Instructor’s Teaching Experience
Besides being a “joy” to read, Smith’s essay provides students with a somewhat challenging non-fiction form in its winding exploration of the distinctions between pleasure and joy. Drawing on personal experience and cultural touchpoints, Smith makes a philosophical distinction accessible (though some students express frustration with her non-linear style. In general when teaching non-fiction, students may feel at a loss for how to “interpret” the writing, as they have told me in class that they feel there is less room for ambiguity when a writer is “just telling us their thoughts on a topic.” Finding moments of ambiguity or contradiction to close read in class together can remedy this, but I often find imitation and in-class creative activities are more productive to help students understand the form and stakes of creative non-fiction writing.
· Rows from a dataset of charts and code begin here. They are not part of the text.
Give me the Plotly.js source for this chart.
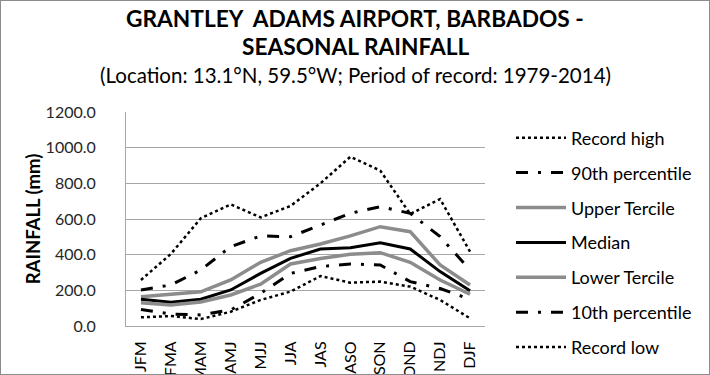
<!DOCTYPE html>
<html>
<head>
<meta charset="utf-8">
<script src="https://cdn.plot.ly/plotly-3.0.1.min.js"></script>
<style>
html,body{margin:0;padding:0;background:#fff;}
#chart{width:708px;height:373px;border:1px solid #8c8c8c;}
</style>
</head>
<body>
<div id="chart"></div>
<script>
const seasons = ["JFM","FMA","MAM","AMJ","MJJ","JJA","JAS","ASO","SON","OND","NDJ","DJF"];
const recordHigh = [258, 404, 604, 682, 609, 673, 800, 949, 871, 628, 712, 417];
const pct90 = [202, 230, 314, 445, 505, 501, 566, 632, 669, 632, 501, 314];
const upperTercile = [164, 179, 192, 258, 357, 422, 460, 505, 557, 529, 342, 230];
const median = [150, 133, 150, 202, 295, 379, 432, 439, 467, 432, 305, 198];
const lowerTercile = [131, 118, 135, 174, 235, 348, 379, 402, 411, 357, 258, 178];
const pct10 = [93, 67, 62, 90, 183, 295, 333, 348, 342, 249, 210, 150];
const recordLow = [49, 56, 39, 80, 146, 193, 280, 243, 249, 221, 146, 43];

const seriesNames = ["Record high","90th percentile","Upper Tercile","Median","Lower Tercile","10th percentile","Record low"];
const seriesData = [recordHigh, pct90, upperTercile, median, lowerTercile, pct10, recordLow];
const styles = [
  {color:"#000000", width:2.5, dash:"dot"},
  {color:"#000000", width:3, dash:"12px,10px,3px,10px"},
  {color:"#8c8c8c", width:3.5, dash:"solid"},
  {color:"#000000", width:3, dash:"solid"},
  {color:"#8c8c8c", width:3.5, dash:"solid"},
  {color:"#000000", width:3, dash:"12px,10px,3px,10px"},
  {color:"#000000", width:2.5, dash:"dot"}
];

const traces = seriesNames.map((n,i)=>({
  x: seasons, y: seriesData[i], name: n, type: "scatter", mode: "lines",
  legendgroup: "g"+i, line: styles[i], hoverinfo: "skip"
}));

const font = "Lato, 'Open Sans', sans-serif";
const titleX = (355 - 126) / 359;
const layout = {
  width: 708, height: 373,
  margin: {l:125, r:224, t:111, b:48, pad:0, autoexpand: false},
  paper_bgcolor: "#ffffff", plot_bgcolor: "#ffffff",
  font: {family: font, size: 14, color: "#262626"},
  annotations: [
    {text: "<b>GRANTLEY  ADAMS AIRPORT, BARBADOS -</b>", xref: "paper", yref: "paper",
     x: titleX, y: 1.439, xanchor: "center", yanchor: "middle", showarrow: false,
     font: {family: font, size: 22.7, color: "#000000"}},
    {text: "<b>SEASONAL RAINFALL</b>", xref: "paper", yref: "paper",
     x: titleX, y: 1.304, xanchor: "center", yanchor: "middle", showarrow: false,
     font: {family: font, size: 22.7, color: "#000000"}},
    {text: "(Location: 13.1°N, 59.5°W; Period of record: 1979-2014)", xref: "paper", yref: "paper",
     x: titleX, y: 1.173, xanchor: "center", yanchor: "middle", showarrow: false,
     font: {family: font, size: 20.5, color: "#000000"}}
  ],
  xaxis: {
    type: "category", tickangle: -90, showgrid: false, showline: true,
    linecolor: "#a6a6a6", linewidth: 1, ticks: "", zeroline: false,
    tickfont: {family: font, size: 16, color: "#000000"}, fixedrange: true,
    range: [-0.5, 11.5], ticklabelstandoff: 8
  },
  yaxis: {
    range: [0, 1200], dtick: 200, tickformat: ".1f", showgrid: true,
    gridcolor: "#a6a6a6", gridwidth: 1, showline: true, linecolor: "#a6a6a6",
    zeroline: false, ticks: "", ticklabelstandoff: 26,
    tickfont: {family: font, size: 16, color: "#262626"},
    title: {text: "<b>RAINFALL (mm)</b>", font: {family: font, size: 18.5, color: "#000000"}, standoff: 0}
  },
  legend: {
    x: 1.0724, xanchor: "left", y: 0.965, yanchor: "top",
    font: {family: font, size: 18, color: "#000000"},
    tracegroupgap: 8.5, itemwidth: 50, maxheight: 300, bgcolor: "rgba(0,0,0,0)"
  },
  showlegend: true
};

Plotly.newPlot("chart", traces, layout, {staticPlot: true, displayModeBar: false});
</script>
</body>
</html>
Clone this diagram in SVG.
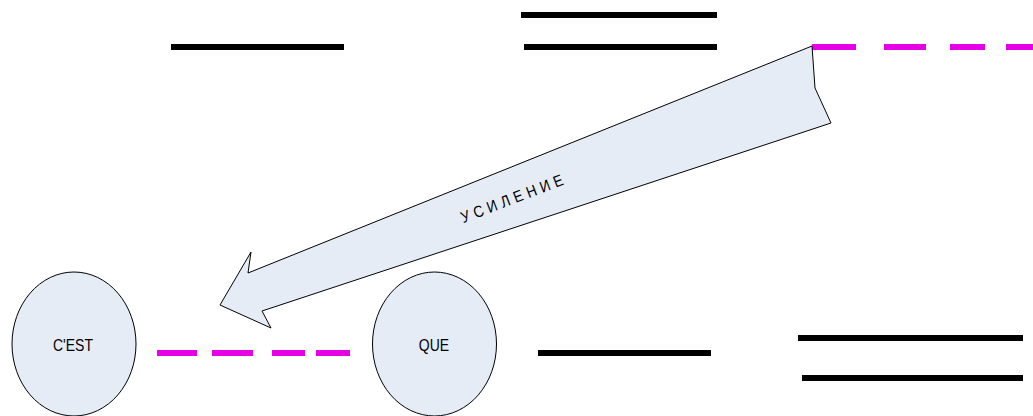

Based on student’s initial understanding of the essay, I may map out Smith’s distinction between “joy” and “pleasure” on the board, crowdsourcing students’ impressions of what she “means” by each emotion. Whether at the beginning of discussion on the text or when focusing on her nightclub scene, I find it helpful to play the music videos for both “Smells Like Teen Spirit” and “Can I Kick It?” in order to familiarize ourselves with the music Smith references. Discussing why these two songs might evoke the feeling of joy Smith describes is a good first step after that, before allowing in-class time for students to come up with their own remix pairing two songs of their own choosing that provide an unsuspectingly joyful mashup. After they have chosen their songs, ask students to free write for 5-10 minutes about specific elements of the songs that pair well together, despite their divergent styles, content, genres, etc. Open discussion once again for students to share a few examples and their reflection on their choices, playing clips of the pairing before they explain.